As the birthmark slowly fades away Georgiana speaks to Alymer for the last time:

"My poor Aylmer," she repeated, with a more than human tenderness, "you have aimed loftily; you have done nobly. Do not repent that with so high and pure a feeling, you have rejected the best the earth could offer. Aylmer, dearest Aylmer, I am dying!"

What sets Hawthorne apart from the transcendentalists and the romantics is not his condemnation of scientists, that’s almost a given, but his apparent insistence on the necessary imperfectability of humanity:

The fatal hand had grappled with the mystery of life, and was the bond by which an angelic spirit kept itself in union with a mortal frame. As the last crimson tint of the birthmark–that sole token of human imperfection–faded from her cheek, the parting breath of the now perfect woman passed into the atmosphere, and her soul, lingering a moment near her husband, took its heavenward flight.

The only perfect people are those in Heaven. Perhaps this belief is a carry over from his Puritan heritage, but there is little evidence to believe that Hawthorne felt mankind was evil, just flawed.

Not satisfied to merely demonstrate the foolishness of Aylmer, Hawthorne implies at the end of the story that it was possible for Aylmer to have attained happiness and perfectibility if only he had a “profounder wisdom:”

Yet, had Aylmer reached a profounder wisdom, he need not thus have flung away the happiness which would have woven his mortal life of the selfsame texture with the celestial. The momentary circumstance was too strong for him; he failed to look beyond the shadowy scope of time, and, living once for all in eternity, to find the perfect future in the present.

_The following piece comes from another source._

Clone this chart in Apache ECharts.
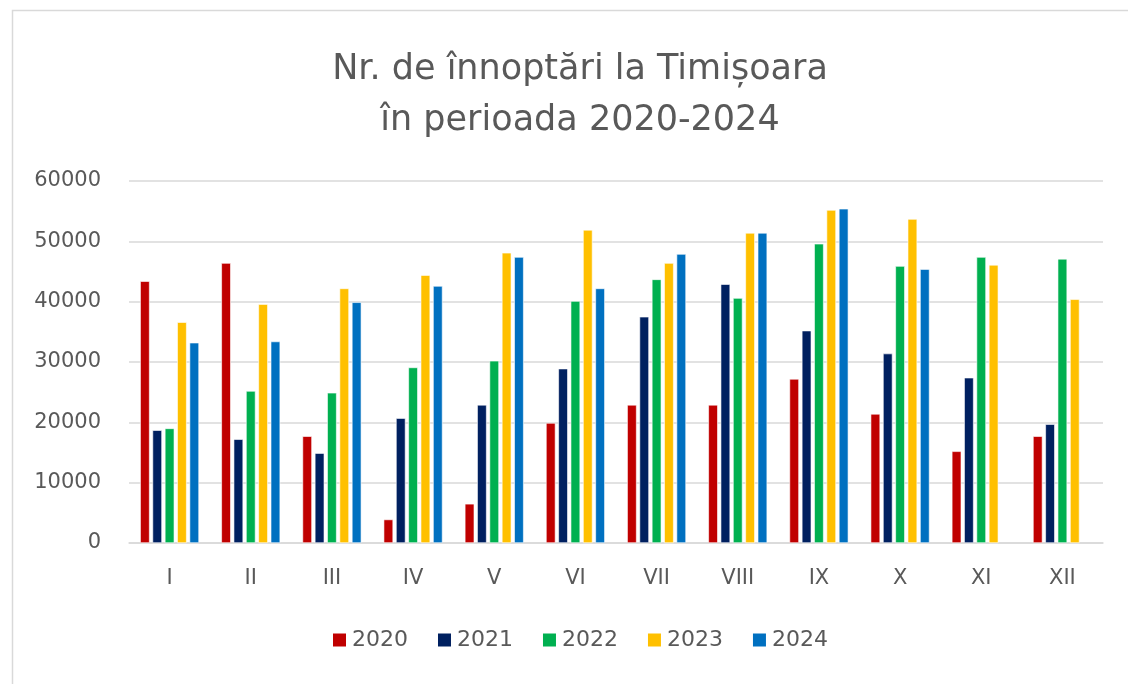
<!DOCTYPE html>
<html>
<head>
<meta charset="utf-8">
<script src="https://cdn.jsdelivr.net/npm/echarts@6/dist/echarts.min.js"></script>
<style>
  html, body { margin: 0; padding: 0; background: #fff; }
  #chart { width: 1128px; height: 684px; }
</style>
</head>
<body>
<div id="chart"></div>
<script>
// Months (Roman numerals) and yearly series
const months = ['I', 'II', 'III', 'IV', 'V', 'VI', 'VII', 'VIII', 'IX', 'X', 'XI', 'XII'];
const years = ['2020', '2021', '2022', '2023', '2024'];
const colors = ['#C00000', '#002060', '#00B050', '#FFC000', '#0070C0'];

const y2020 = [43400, 46400, 17700, 3900, 6500, 19900, 22900, 22900, 27200, 21400, 15200, 17700];
const y2021 = [18700, 17200, 14900, 20700, 22900, 28900, 37500, 42900, 35200, 31400, 27400, 19700];
const y2022 = [19000, 25200, 24900, 29100, 30200, 40100, 43700, 40600, 49600, 45900, 47400, 47100];
const y2023 = [36600, 39600, 42200, 44400, 48100, 51900, 46400, 51400, 55200, 53700, 46100, 40400];
const y2024 = [33200, 33400, 39900, 42600, 47400, 42200, 47900, 51400, 55400, 45400, null, null];

const values = [y2020, y2021, y2022, y2023, y2024];

const chart = echarts.init(document.getElementById('chart'));
const font = 'DejaVu Sans, sans-serif';

chart.setOption({
    animation: false,
    color: colors,
    textStyle: { fontFamily: font },
    title: {
        text: 'Nr. de înnoptări la Timișoara\nîn perioada 2020-2024',
        left: 575,
        textAlign: 'center',
        top: 39,
        textStyle: {
            fontFamily: font,
            fontSize: 35,
            fontWeight: 'normal',
            color: '#595959',
            lineHeight: 51
        }
    },
    graphic: [{
        type: 'rect',
        shape: { x: 12.5, y: 10.5, width: 1140, height: 700 },
        style: { fill: 'none', stroke: '#d9d9d9', lineWidth: 1.5 },
        silent: true
    }],
    legend: {
        bottom: 28,
        left: 326,
        itemWidth: 15,
        itemHeight: 15,
        itemGap: 28,
        icon: 'rect',
        textStyle: { fontFamily: font, fontSize: 22, color: '#595959' },
        data: years
    },
    grid: { left: 129, right: 25, top: 181, bottom: 141, containLabel: false },
    xAxis: {
        type: 'category',
        data: months,
        axisLine: { lineStyle: { color: '#d9d9d9', width: 1.5 } },
        axisTick: { show: false },
        axisLabel: { fontFamily: font, fontSize: 21, color: '#595959', margin: 25 }
    },
    yAxis: {
        type: 'value',
        min: 0,
        max: 60000,
        interval: 10000,
        axisLine: { show: false },
        axisTick: { show: false },
        axisLabel: {
            fontFamily: font, fontSize: 21, color: '#595959', margin: 28,
            formatter: v => String(v)
        },
        splitLine: { lineStyle: { color: '#d9d9d9', width: 1.5 } }
    },
    series: years.map((y, i) => ({
        name: y,
        type: 'bar',
        data: values[i],
        barWidth: 9.5,
        barGap: '30%',
        itemStyle: { color: colors[i], borderColor: '#ffffff', borderWidth: 0.6 }
    }))
});
</script>
</body>
</html>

Of course, it’s not really clear what this “profounder wisdom” is, but it seems to have something to do with happiness making it possible to live “once for all in eternity” and finding the “future in the present.” Perhaps it was as simple as loving Georgiana for her eternal qualities, overlooking her flaws as the minor blemishes they were, and eventually allowing that love to reach all the way to eternity. Then again, maybe it’s never that simple.